Though the one difference between Liz Dunn and I is that while she tries to blend in, I do everything I can to stand out. Since I don't fit in down to my very core, since I feel so internally and fundamentally different from others, I try to reflect that in how I present myself. From when I dyed my hair and dressed in all black through my teen years to dying my hair bright red now, and dressing in bold colours and patterns. (Of which I blame partly on my middle child syndrome of attention depravation.) It's also a way to weed through people, by taking my inner turmoil and manifesting it on the outside, people that are unworthy are less likely to approach, and I don't have to worry about getting hurt.

However, more than just finding myself on the page, Coupland excells at taking real characters, everyday people that happen to go through extraordinary circumstances. I don't want to give away what Liz goes through, incase you haven't read the book, but I will say what I love about it. While, out of this world and extraordinary, what these character's go through feels so realistic due to the honesty of the characters. (Another great example of this is Coupland's, Girlfriend in a Coma).

While I know this isn't a book blog (is that even a thing?) I just wanted to share this wonderful book, and how very much it means to me. As the years have gone by (5 since I first picked up this book), I've only grown closer and more in love with this book. It is what I turn to most when i'm in need of comfort, experiencing what Liz explains as, "time sickness"...

But thanks to this book, all I have to do is read these words to remember that 'this to, shall pass'. As you can see from these photos this book is marked up it's fair share. Nearly half the pages are dog-eared to more easily find a source of comfort and wisom when I have what Liz calls a "loneliness blizzard, those sweeps of loneliness that feel not just emotional but medical". 

So I guess what i'm saying here, is that this book is a testament to what I personally love about literature.
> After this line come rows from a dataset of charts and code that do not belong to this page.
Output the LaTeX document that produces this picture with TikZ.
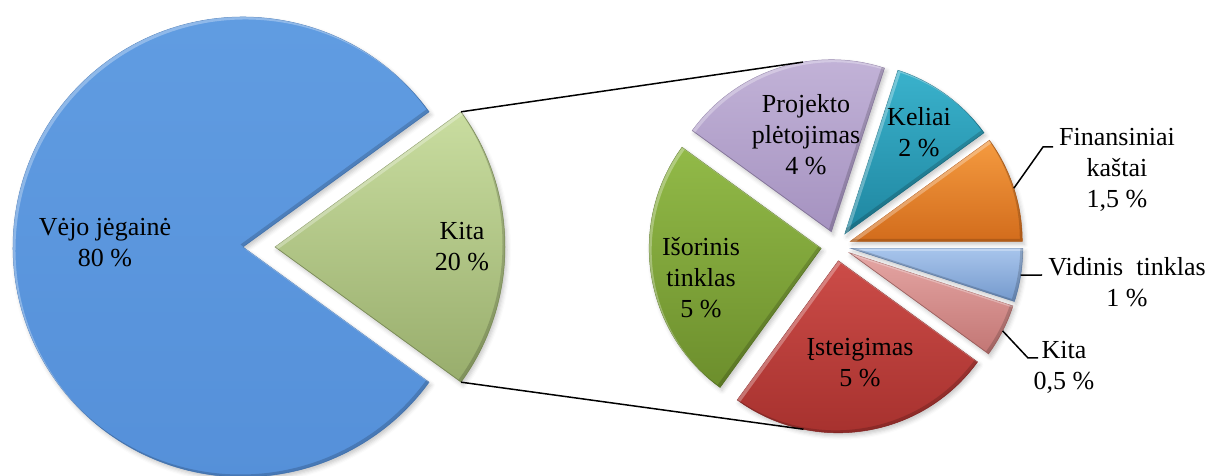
\documentclass[tikz,border=0pt]{standalone}
\usepackage{fontspec}
\setmainfont{Liberation Serif}
\usetikzlibrary{shadows.blur}

% slice colours (light top, dark bottom)
\definecolor{vejoT}{HTML}{619DE2}
\definecolor{vejoB}{HTML}{5590D9}
\definecolor{kitaT}{HTML}{C9DDA0}
\definecolor{kitaB}{HTML}{98AD6C}
\definecolor{finT}{HTML}{F59B40}
\definecolor{finB}{HTML}{D26C1C}
\definecolor{kelT}{HTML}{3AB2CC}
\definecolor{kelB}{HTML}{1F86A0}
\definecolor{proT}{HTML}{C4B5D9}
\definecolor{proB}{HTML}{A592C0}
\definecolor{isoT}{HTML}{92BA48}
\definecolor{isoB}{HTML}{6C8E2C}
\definecolor{istT}{HTML}{CC4C48}
\definecolor{istB}{HTML}{A22E2B}
\definecolor{kmT}{HTML}{E5A6A4}
\definecolor{kmB}{HTML}{C27674}
\definecolor{vidT}{HTML}{A8C5EC}
\definecolor{vidB}{HTML}{7499CC}

% wedge outline: {centre x,y}{explode angle}{explode dist}{start}{end}{radius}
\newcommand\wedgepath[6]{([shift={(#2:#3)}]#1) -- ++(#4:#6) arc[start angle=#4,end angle=#5,radius=#6] -- cycle}
% shaded wedge with a soft bevelled rim
\newcommand\bevelwedge[8]{%
  \path[slice={#7}{#8}] \wedgepath{#1}{#2}{#3}{#4}{#5}{#6};
  \begin{scope}
    \clip \wedgepath{#1}{#2}{#3}{#4}{#5}{#6};
    \fill[white,fill opacity=0.30,even odd rule,shift={(2.5,-2.5)}]
      (-3000,-3000) rectangle (4000,4000) \wedgepath{#1}{#2}{#3}{#4}{#5}{#6};
    \fill[black,fill opacity=0.16,even odd rule,shift={(-2.5,2.5)}]
      (-3000,-3000) rectangle (4000,4000) \wedgepath{#1}{#2}{#3}{#4}{#5}{#6};
  \end{scope}}

\begin{document}
\begin{tikzpicture}[x=1pt,y=1pt,
  slice/.style 2 args={top color=#1,bottom color=#2,draw=#2!88!black,line width=0.5pt,
    blur shadow={shadow xshift=2pt,shadow yshift=-3pt,shadow blur radius=4pt,shadow opacity=22}},
  lbl/.style={align=center,inner sep=0pt,anchor=base,font=\fontsize{26}{31}\selectfont},
  series/.style={draw=black,line width=1.5pt},
  leader/.style={draw=black,line width=1.5pt}]
\useasboundingbox (0,0) rectangle (1210,476);

% ---------- main pie ----------
\bevelwedge{243,229}{0}{0}{36}{324}{230}{vejoT}{vejoB}
\bevelwedge{243,229}{0}{32}{-36}{36}{230}{kitaT}{kitaB}
\coordinate (kitaO) at (275,229);
\coordinate (kitaTop) at ([shift={(36:230)}]kitaO);
\coordinate (kitaBot) at ([shift={(-36:230)}]kitaO);

% ---------- breakdown pie ----------
\bevelwedge{836,230}{108}{15}{72}{144}{172}{proT}{proB}
\bevelwedge{836,230}{54}{15}{36}{72}{172}{kelT}{kelB}
\bevelwedge{836,230}{18}{15}{0}{36}{172}{finT}{finB}
\bevelwedge{836,230}{189}{15}{144}{234}{172}{isoT}{isoB}
\bevelwedge{836,230}{351}{15}{342}{360}{172}{vidT}{vidB}
\bevelwedge{836,230}{333}{15}{324}{342}{172}{kmT}{kmB}
\bevelwedge{836,230}{279}{15}{234}{324}{172}{istT}{istB}

\coordinate (C) at (836,230);
\coordinate (aFin) at ([shift={(18:15)}]C);
\coordinate (aPro) at ([shift={(108:15)}]C);
\coordinate (aIst) at ([shift={(279:15)}]C);
\coordinate (aKm)  at ([shift={(333:15)}]C);
\coordinate (aVid) at ([shift={(351:15)}]C);

% series lines between the two pies
\coordinate (proTop) at ([shift={(99.5:172)}]aPro);
\coordinate (istBot) at ([shift={(258.3:172)}]aIst);
\draw[series] (kitaTop) -- (proTop);
\draw[series] (kitaBot) -- (istBot);

% ---------- labels (anchored at the baseline of the last line) ----------
\node[lbl] (lVejo) at (105,209) {Vėjo jėgainė\\80 \%};
\node[lbl] (lKita) at (462,205) {Kita\\20 \%};
\node[lbl] (lPro) at (806,301) {Projekto\\plėtojimas\\4 \%};
\node[lbl] (lKel) at (919,319) {Keliai\\2 \%};
\node[lbl] (lIso) at (701,158) {Išorinis\\tinklas\\5 \%};
\node[lbl] (lIst) at (860,89) {Įsteigimas\\5 \%};
\node[lbl] (lFin) at (1117,268) {Finansiniai\\kaštai\\1,5 \%};
\node[lbl] (lVid) at (1127,169) {Vidinis\ \ tinklas\\1 \%};
\node[lbl] (lKm) at (1064,86) {Kita\\0,5 \%};

% leader lines for the outside labels
\coordinate (finArc) at ([shift={(18:172)}]aFin);
\coordinate (finBend) at (1043,329);
\coordinate (finEnd) at (1053,329);
\draw[leader] (finArc) -- (finBend) -- (finEnd);
\coordinate (vidArc) at ([shift={(-9:172)}]aVid);
\coordinate (vidEnd) at (1042,201);
\draw[leader] (vidArc) -- (vidEnd);
\coordinate (kmArc) at ([shift={(-27:172)}]aKm);
\coordinate (kmBend) at (1028,118);
\coordinate (kmEnd) at (1038,118);
\draw[leader] (kmArc) -- (kmBend) -- (kmEnd);
\end{tikzpicture}
\end{document}
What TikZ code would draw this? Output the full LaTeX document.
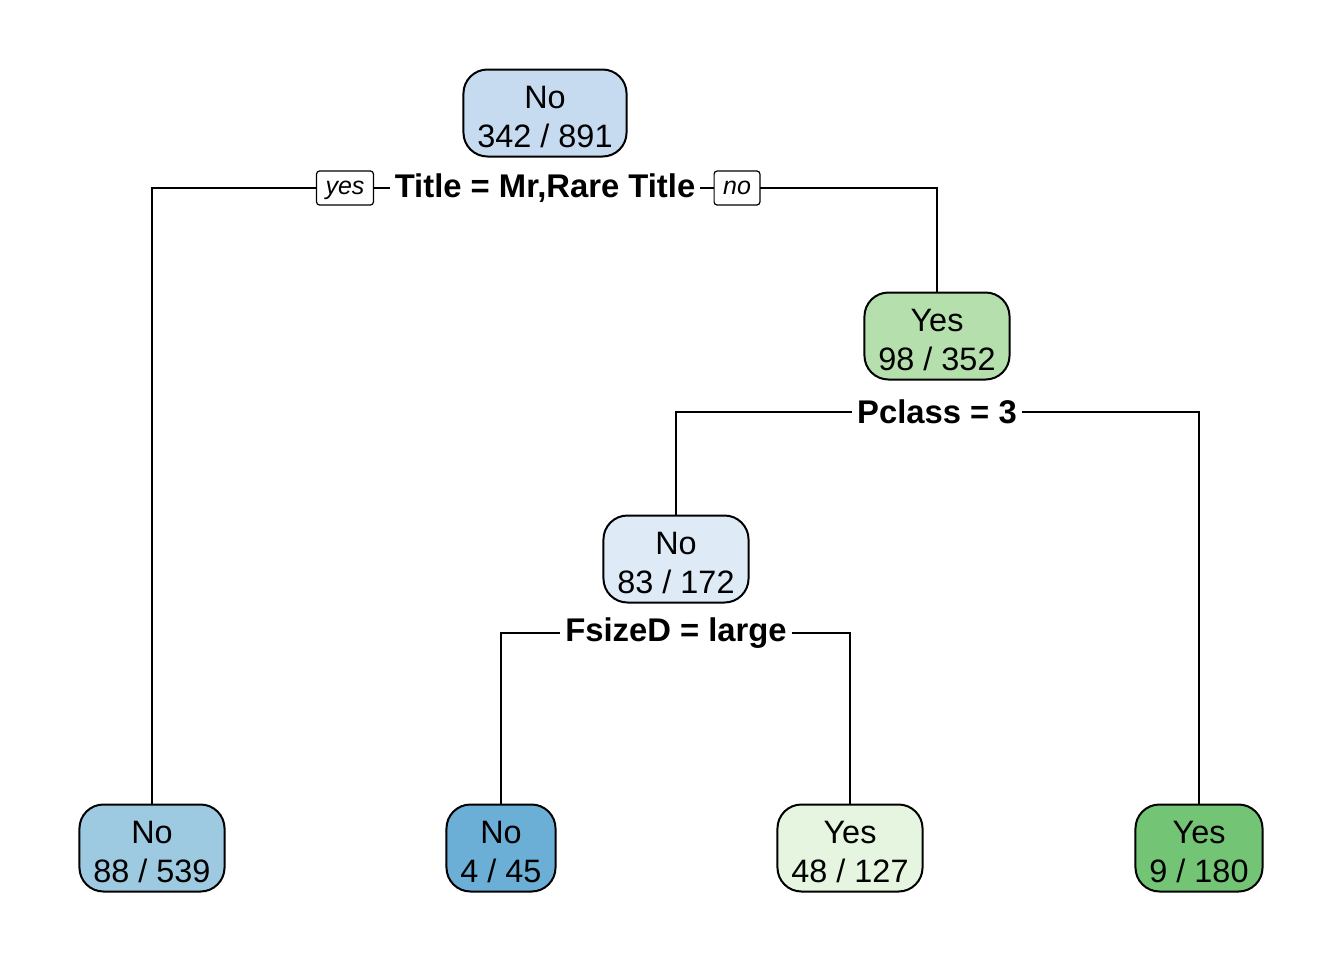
\documentclass[tikz,border=0pt]{standalone}
\usepackage{fontspec}
\setmainfont{Liberation Sans}
\usepackage{xcolor}
\definecolor{rootblue}{HTML}{C6DBEF}
\definecolor{paleblue}{HTML}{DEEBF7}
\definecolor{midblue}{HTML}{9ECAE1}
\definecolor{deepblue}{HTML}{6BAED6}
\definecolor{palegreen}{HTML}{E5F5E0}
\definecolor{midgreen}{HTML}{B5E0AD}
\definecolor{deepgreen}{HTML}{74C476}
\newcommand\fitlabel[2]{\rule{0pt}{15pt}#1\\#2}
\tikzset{
 leafbox/.style={draw=black, line width=1pt, rounded corners=12pt, align=center,
   inner xsep=7pt, minimum height=43.5pt, font=\fontsize{16.2}{19.3}\selectfont},
 splitlab/.style={fill=white, inner xsep=2pt, inner ysep=1pt, font=\bfseries\fontsize{16.4}{18}\selectfont},
 dirlab/.style={draw=black, fill=white, line width=0.6pt, rounded corners=1.5pt, inner xsep=4.5pt,
   text height=8pt, text depth=2pt, minimum height=17pt, font=\itshape\fontsize{12.5}{14}\selectfont},
}
\begin{document}
\begin{tikzpicture}[x=0.5pt, y=-0.5pt, line width=0.9pt]
\useasboundingbox[fill=white] (0,0) rectangle (1344,960);
% nodes
\node[leafbox, fill=rootblue]  (n1) at (545,113) {\fitlabel{No}{342 / 891}};
\node[leafbox, fill=midgreen]  (n3) at (937,336) {\fitlabel{Yes}{98 / 352}};
\node[leafbox, fill=paleblue]  (n6) at (676,559) {\fitlabel{No}{83 / 172}};
\node[leafbox, fill=midblue]   (n2) at (152,848) {\fitlabel{No}{88 / 539}};
\node[leafbox, fill=deepblue]  (n12) at (501,848) {\fitlabel{No}{4 / 45}};
\node[leafbox, fill=palegreen] (n13) at (850,848) {\fitlabel{Yes}{48 / 127}};
\node[leafbox, fill=deepgreen] (n7) at (1199,848) {\fitlabel{Yes}{9 / 180}};
% splits
\node[splitlab] (s1) at (545,188) {Title = Mr,Rare Title};
\node[splitlab] (s3) at (937,412) {Pclass = 3};
\node[splitlab] (s6) at (676,633) {FsizeD = large};
\draw (s1.west) -| (n2.north);
\draw (s1.east) -| (n3.north);
\draw (s3.west) -| (n6.north);
\draw (s3.east) -| (n7.north);
\draw (s6.west) -| (n12.north);
\draw (s6.east) -| (n13.north);
\node[dirlab] (yes) at (345,188) {yes};
\node[dirlab] (no) at (737,188) {no};
\end{tikzpicture}
\end{document}
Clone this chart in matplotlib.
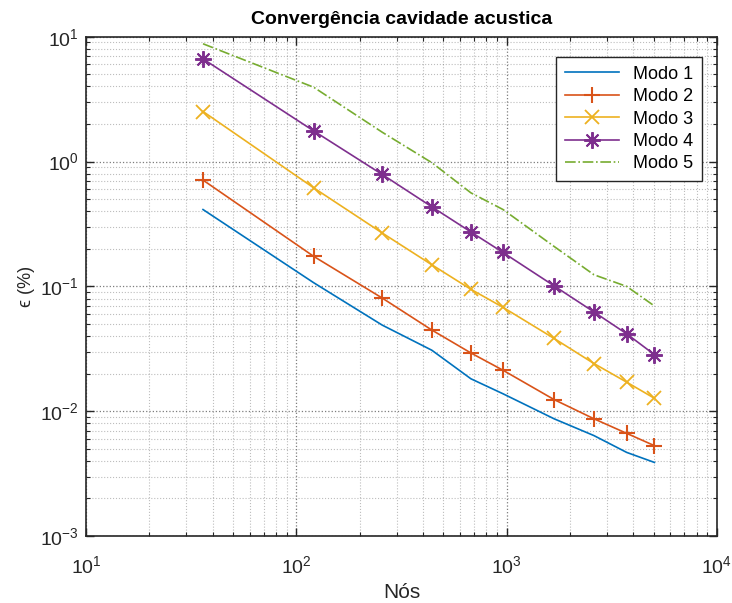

That I can find myself in someone else, though yes, Liz Dunn is a fictional character, I am able to find some comfort in that her author, Douglas Coupland must feel some degree of what she does, and has survived it. Which comforts me to no end. 

And yes, this post is much longer than I had originally intended.


Bloggers Block

Oh what a bad blogger I've been. I feel like all I do lately is write these "I've been such a bad blogger" posts, but lately it seems that's all I can do.

Life has been kicking my ass the past little while. I'm trying my best to fight back, but some things have fallen by the wayside.

Like this blog. This blog that empowers me. That helped me find my voice. That (through lovely comments I have received) i know has helped others. I need to get that back. I just have to figure out how.

This is by no means a goodbye. Just a "stick with me"?

I just need to find that juice again. That spark inside, that right now, while barely alight, is still there. It is not yet extinguished.